J and I took a whirlwind day-trip to Manhattan on Saturday, arriving by train at Penn Station just in time to walk to SoHo, check out Greg Lauren‘s latest art show, grab lunch in Little Italy, and then walk back for our return train. Although we were in Manhattan for only about five intermittently rainy hours, we each took hundreds of pictures, New York being the kind of place where you can completely submerge yourself in sensory stimulation. Even in five hours–only about 300 New York minutes–you can absorb a month’s worth of color, movement, and shape: sights to savor on a quiet day.

I’ll have more photos to share, along with impressions of Greg Lauren’s show, later in the week. In the meantime, I have several stacks of papers (and the usual schedule of classes) between me and a Tuesday night grading deadline. I’ll see you on the other side, after I’ve (metaphorically) unpacked.

Beat NY

In Boston, sports fans don’t just wear their team affinities on their sleeve; the super-devoted announce their loyalties (and their rivalries) on their cars as well.

Win this Subaru

As a satisfied Subaru-owner, I always notice other Subarus on the street: it’s like recognizing fellow members of a fraternal organization through a secret handshake. This particular Subaru, parked along Main Street in Keene this afternoon, grabbed my eye, though, because of the decal on its back window: a Reggie look-alike!

Reggie lookalike!

Surely the designers of the vehicle decals advertising Subaru of Keene‘s current car giveaway were inspired by this photo of Reggie in the backseat of my own Subaru, for the resemblance between the decal-dog at left and the real thing is too striking for mere coincidence. Apparently Reggie has a twin, and that twin also is a fan of Subaru car-rides.

As much as I love my Subaru, Reggie might love it even more than I do, for he contentedly sprawls across the entire backseat whenever we drive anywhere, whether “anywhere” refers to our frequent commutes between Massachusetts and New Hampshire or our annual trips to Ohio and back.
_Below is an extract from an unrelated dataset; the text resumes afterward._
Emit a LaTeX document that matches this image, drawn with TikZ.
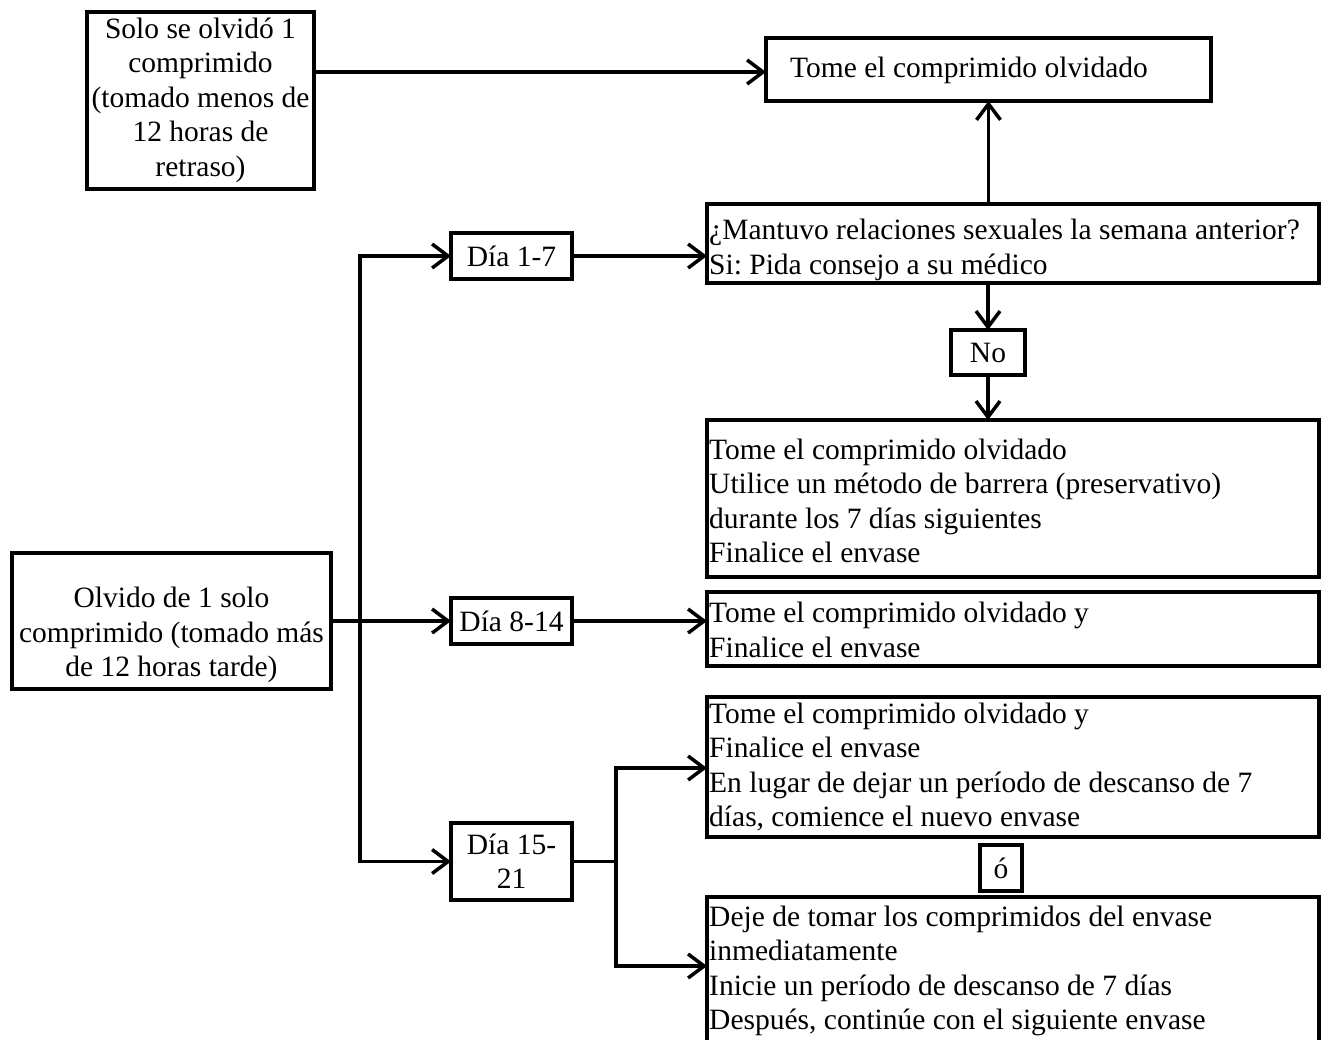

What dog wouldn’t love having the vehicular equivalent of a couch on wheels while Mom zips to and from any given adventure?

Great vehicle, even greater bumper sticker

It’s a joke only a Buddhist would get, which made its placement on the bumper of a pickup truck parked this morning at the Providence Zen Center in Cumberland, RI all the more perfect.

Buddha's birthday, 2007

Mahayana” is the term used by Buddhists from China, Korea, Vietnam, Japan, and Tibet to refer to their particular flavor of practice: the so-called “Great Vehicle.” Calling your own way of spiritual practice “great” is, well, great…except that referring to the “Great Vehicle” of Mahayana Buddhism automatically implies a so-called “Lesser Vehicle”: Hinayana, the pejorative name used by (of course) Mahayana Buddhists to refer to the Theravadan traditions of Thai, Burmese, Sri Lankan, Cambodian, and Laotian Buddhism.

You can get away with joking about Great Vehicles among the Korean-influenced Zen Buddhists at the Providence Zen Center: we all know that the “Great Vehicle” also refers to the Bodhisattva way, which does not discriminate between “greaters” and “lessers” in its endeavor to save all beings from suffering. From a Zen perspective, there is no “great” vehicle, only the One Vehicle that is This Present Moment. Whether you take a pickup truck, car, plane, train, or boat–and whether you’re Thai, Chinese, Cambodian, Japanese, or American–the One Way that’s the High Way is the very moment you’re currently in: no “vehicle” necessary. The moment you wake up and remember you’re Right Here, Now, you’ve already arrived.